1. Quntitative trait
a. Association test
This is an exmple of output for case/control association analysis. The fileds are:
Header | Explanation |
SNP | Names of SNPs. Your can specify the them in the textfiled Marker names. If you don't provide them, or your input is invalid, SNP names will default to site1, site2, site3 ... |
Effect allele | Contributing allele. For biallelic species, the effect allele is the minor allele. For multiallelic species, the effect allele is the allele that gives the lowest p value. |
Nonmissing | Number of non-missing individuals included in analysis |
Beta | Regression coefficient |
SE | Standard error |
R2 | Regression r-squared |
T | Wald test (based on t-distribtion) |
p | Wald test asymptotic p-value |
permutation p | p value acquired from permutation test |
The following fields have been described before.

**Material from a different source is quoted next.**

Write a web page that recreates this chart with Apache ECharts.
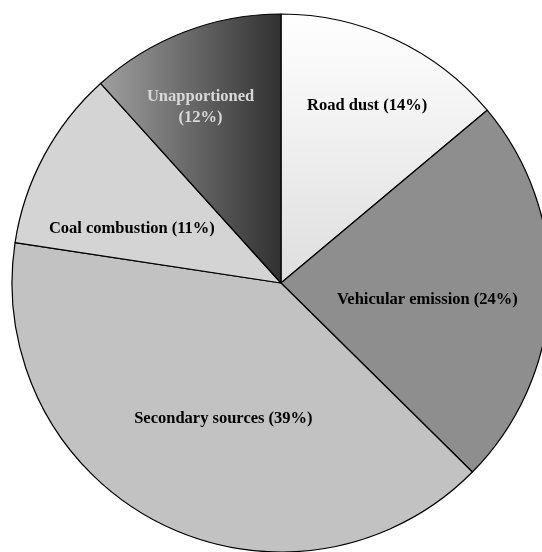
<!DOCTYPE html>
<html>
<head>
<meta charset="utf-8">
<script src="https://cdn.jsdelivr.net/npm/echarts@6/dist/echarts.min.js"></script>
<style>html,body{margin:0;padding:0;background:#fff;}#c{width:542px;height:552px;}</style>
</head>
<body>
<div id="c"></div>
<script>
// Data
var categories = ['Road dust', 'Vehicular emission', 'Secondary sources', 'Coal combustion', 'Unapportioned'];
var sliceValues = [13.9, 23.5, 40.0, 10.9, 11.7];
var labelPercents = [14, 24, 39, 11, 12];

// Styles (not data)
var fills = [
  {type:'linear', x:0, y:0, x2:0, y2:1, colorStops:[{offset:0,color:'#ffffff'},{offset:1,color:'#dedede'}]},
  '#8e8e8e',
  '#c2c2c2',
  '#d4d4d4',
  {type:'linear', x:0, y:0, x2:1, y2:0, colorStops:[{offset:0,color:'#a0a0a0'},{offset:1,color:'#303030'}]}
];
var labelColors = ['#000', '#000', '#000', '#000', '#d8d8d8'];
var labelOffsets = [[28,-53],[9,11],[4,13],[-28,11],[-31,-47]];
var labelBreak = [false, false, false, false, true];

var chart = echarts.init(document.getElementById('c'), null, {renderer:'canvas'});
var data = categories.map(function(name, i){
  return {
    name: name,
    value: sliceValues[i],
    itemStyle: {color: fills[i]},
    label: {
      color: labelColors[i],
      offset: labelOffsets[i],
      formatter: name + (labelBreak[i] ? '\n' : ' ') + '(' + labelPercents[i] + '%)'
    }
  };
});
chart.setOption({
  animation: false,
  series: [{
    type: 'pie',
    center: [281, 283],
    radius: [0, 269],
    startAngle: 90,
    clockwise: true,
    avoidLabelOverlap: false,
    itemStyle: {borderColor: '#000', borderWidth: 1.2},
    label: {
      show: true,
      position: 'inside',
      fontFamily: '"Liberation Serif", "Times New Roman", serif',
      fontWeight: 'bold',
      fontSize: 16.5,
      lineHeight: 21,
      align: 'center'
    },
    labelLine: {show: false},
    emphasis: {disabled: true},
    data: data
  }]
});
</script>
</body>
</html>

b. Hardy-weinberg equilibrium test
For quantative trait, Hardy-weinberg equilibrium test in all samples are carried out.
c. Epistasis detection
For quantitative traits, individuals are divided into two groups: high trait value gourp and low trait value group. Information interaction is calculated in these two groups respectively.
d. Haplotype analysis
Total count is the count of this haplotype in the dataset. The other fileds have been described before
d. Linkage disequilibrium analysis
For quantitative trait, linkage disequilibirum is calculated in all samples. The results are similar to that of case/control data.
References:
[1] Neigenfind J1, Gyetvai G, Basekow R, Diehl S, Achenbach U, Gebhardt C, Selbig J, Kersten B.Haplotype inference from unphased SNP data in heterozygous polyploids based on SAT. BMC Genomics 2008 Jul 30;9:356. doi: 10.1186/1471-2164-9-356.

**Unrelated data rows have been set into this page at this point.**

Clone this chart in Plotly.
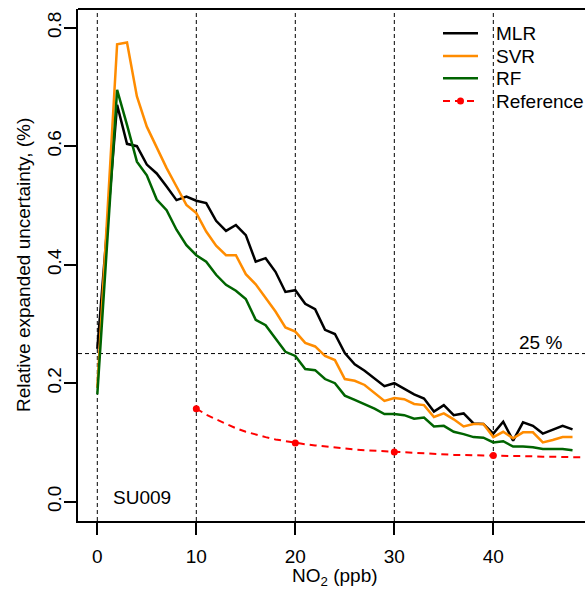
import plotly.graph_objects as go

# ---------------- data ----------------
no2 = list(range(0, 49))

mlr = [0.258, 0.464, 0.670, 0.604, 0.600, 0.569, 0.554, 0.532, 0.509, 0.515,
       0.508, 0.504, 0.474, 0.457, 0.467, 0.450, 0.405, 0.411, 0.388, 0.354,
       0.357, 0.334, 0.325, 0.290, 0.283, 0.251, 0.232, 0.221, 0.208, 0.195,
       0.200, 0.190, 0.181, 0.174, 0.152, 0.163, 0.146, 0.149, 0.132, 0.131,
       0.115, 0.135, 0.103, 0.134, 0.128, 0.115, 0.121, 0.128, 0.122]

svr = [0.192, 0.482, 0.772, 0.775, 0.684, 0.633, 0.599, 0.563, 0.532, 0.501,
       0.487, 0.456, 0.432, 0.416, 0.416, 0.384, 0.367, 0.343, 0.321, 0.294,
       0.287, 0.268, 0.262, 0.246, 0.239, 0.207, 0.204, 0.197, 0.183, 0.170,
       0.175, 0.173, 0.165, 0.163, 0.143, 0.149, 0.139, 0.127, 0.131, 0.131,
       0.109, 0.118, 0.107, 0.117, 0.117, 0.100, 0.104, 0.109, 0.109]

rf = [0.181, 0.438, 0.695, 0.636, 0.574, 0.551, 0.510, 0.492, 0.459, 0.433,
      0.416, 0.405, 0.383, 0.366, 0.356, 0.342, 0.307, 0.298, 0.276, 0.253,
      0.246, 0.224, 0.222, 0.207, 0.200, 0.179, 0.172, 0.165, 0.157, 0.148,
      0.148, 0.146, 0.140, 0.142, 0.127, 0.128, 0.118, 0.114, 0.109, 0.108,
      0.100, 0.102, 0.093, 0.093, 0.092, 0.089, 0.089, 0.089, 0.087]

ref_x = list(range(10, 50))
ref_y = [0.157, 0.147, 0.139, 0.131, 0.124, 0.118, 0.113, 0.109, 0.105, 0.102,
         0.099, 0.097, 0.095, 0.093, 0.091, 0.090, 0.088, 0.087, 0.086, 0.085,
         0.084, 0.083, 0.082, 0.081, 0.081, 0.080, 0.079, 0.079, 0.078, 0.078,
         0.078, 0.077, 0.077, 0.077, 0.076, 0.076, 0.076, 0.075, 0.075, 0.075]
ref_marker_x = [10, 20, 30, 40]

series_names = ["MLR", "SVR", "RF", "Reference"]
series_colors = ["black", "#FF8C00", "#006400", "red"]

x_ticks = [0, 10, 20, 30, 40]
y_ticks = [0.0, 0.2, 0.4, 0.6, 0.8]
y_tick_text = ["0.0", "0.2", "0.4", "0.6", "0.8"]
grid_x = [0, 10, 20, 30, 40]
threshold = 0.25

FONT = "Liberation Sans, Arial, Helvetica, sans-serif"
FS = 19

# plot-area geometry (pixels) used to place the legend box
L, R, T, B = 78, 585, 9, 521
def px(xp):
    return (xp - L) / (R - L)
def py(yp):
    return (B - yp) / (B - T)

fig = go.Figure()

for name, ys, col in zip(series_names[:3], [mlr, svr, rf], series_colors[:3]):
    fig.add_trace(go.Scatter(x=no2, y=ys, mode="lines", name=name, showlegend=False,
                             line=dict(color=col, width=2.5)))

ref_marker_y = [ref_y[ref_x.index(v)] for v in ref_marker_x]
fig.add_trace(go.Scatter(x=ref_x, y=ref_y, mode="lines", name="Reference",
                         showlegend=False,
                         line=dict(color="red", width=2, dash="7px,5px")))
fig.add_trace(go.Scatter(x=ref_marker_x, y=ref_marker_y, mode="markers",
                         name="Reference", showlegend=False,
                         marker=dict(color="red", size=7)))

shapes = []
for gx in grid_x:
    shapes.append(dict(type="line", xref="x", yref="paper", x0=gx, x1=gx, y0=0, y1=1,
                       line=dict(color="black", width=1, dash="4px,3px"), layer="below"))
shapes.append(dict(type="line", xref="paper", yref="y", x0=0, x1=1, y0=threshold, y1=threshold,
                   line=dict(color="black", width=1, dash="4px,3px"), layer="below"))
# top border of the box
shapes.append(dict(type="line", xref="paper", yref="paper", x0=0, x1=1, y0=1, y1=1,
                   line=dict(color="black", width=2)))

annotations = [
    dict(text="25 %", x=44.8, y=0.268, xref="x", yref="y", showarrow=False,
         font=dict(family=FONT, size=FS, color="black")),
    dict(text="SU009", x=4.47, y=0.007, xref="x", yref="y", showarrow=False,
         font=dict(family=FONT, size=FS, color="black")),
    dict(text="NO<sub>2</sub> (ppb)", x=24.0, y=-0.109, xref="x", yref="paper",
         showarrow=False, yanchor="middle",
         font=dict(family=FONT, size=FS, color="black")),
    dict(text="Relative expanded uncertainty, (%)", x=px(23), y=0.5, xref="paper",
         yref="paper", showarrow=False, textangle=-90, xanchor="center", yanchor="middle",
         font=dict(family=FONT, size=FS, color="black")),
]

# legend (drawn as key lines + labels)
leg_rows = [33.3, 56, 78.3, 101]
leg_x0, leg_x1, leg_tx = 443, 478, 494
for name, col, ry in zip(series_names, series_colors, leg_rows):
    if name == "Reference":
        shapes.append(dict(type="line", xref="paper", yref="paper",
                           x0=px(leg_x0), x1=px(leg_x1), y0=py(ry), y1=py(ry),
                           line=dict(color=col, width=2, dash="7px,5px")))
        shapes.append(dict(type="circle", xref="paper", yref="paper",
                           xsizemode="pixel", ysizemode="pixel",
                           xanchor=px((leg_x0 + leg_x1) / 2), yanchor=py(ry),
                           x0=-3.5, x1=3.5, y0=-3.5, y1=3.5,
                           fillcolor=col, line=dict(color=col, width=0)))
    else:
        shapes.append(dict(type="line", xref="paper", yref="paper",
                           x0=px(leg_x0), x1=px(leg_x1), y0=py(ry), y1=py(ry),
                           line=dict(color=col, width=2.5)))
    annotations.append(dict(text=name, x=px(leg_tx), y=py(ry), xref="paper", yref="paper",
                            xanchor="left", yanchor="middle", showarrow=False,
                            font=dict(family=FONT, size=FS, color="black")))

fig.update_layout(
    width=585, height=591,
    margin=dict(l=L, r=585 - R, t=T, b=591 - B),
    paper_bgcolor="white", plot_bgcolor="white",
    font=dict(family=FONT, size=FS, color="black"),
    shapes=shapes, annotations=annotations,
    showlegend=False,
    xaxis=dict(range=[-1.95, 49.26], tickvals=x_ticks, ticks="outside", ticklen=12,
               tickwidth=1.5, tickcolor="black", showline=True, linecolor="black",
               linewidth=2, showgrid=False, zeroline=False, ticklabelstandoff=5,
               tickfont=dict(family=FONT, size=FS, color="black")),
    yaxis=dict(range=[-0.0326, 0.8316], tickvals=y_ticks, ticktext=y_tick_text,
               ticks="outside", ticklen=12, tickwidth=1.5, tickcolor="black",
               showline=True, linecolor="black", linewidth=2, showgrid=False,
               zeroline=False, tickangle=-90, ticklabelstandoff=-5,
               tickfont=dict(family=FONT, size=FS, color="black")),
)

fig.write_html("out.html", config={"displayModeBar": False},
               post_script="document.body.style.margin='0';document.body.style.padding='0';")
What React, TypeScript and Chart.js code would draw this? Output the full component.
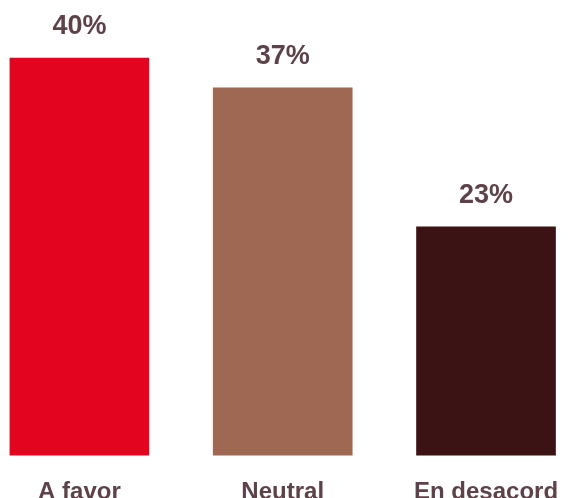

[2] Purcell S1, Neale B, Todd-Brown K, Thomas L, Ferreira MA, Bender D, Maller J, Sklar P, de Bakker PI, Daly MJ, Sham PC.PLINK: a tool set for whole-genome association and population-based linkage analyses. Am J Hum Genet 2007 Sep;81(3):559-75. Epub 2007 Jul 25.
[3] Hedrick PW. Gametic disequilibrium measures: proceed with caution. Genetics 1987 Oct;117(2):331-41.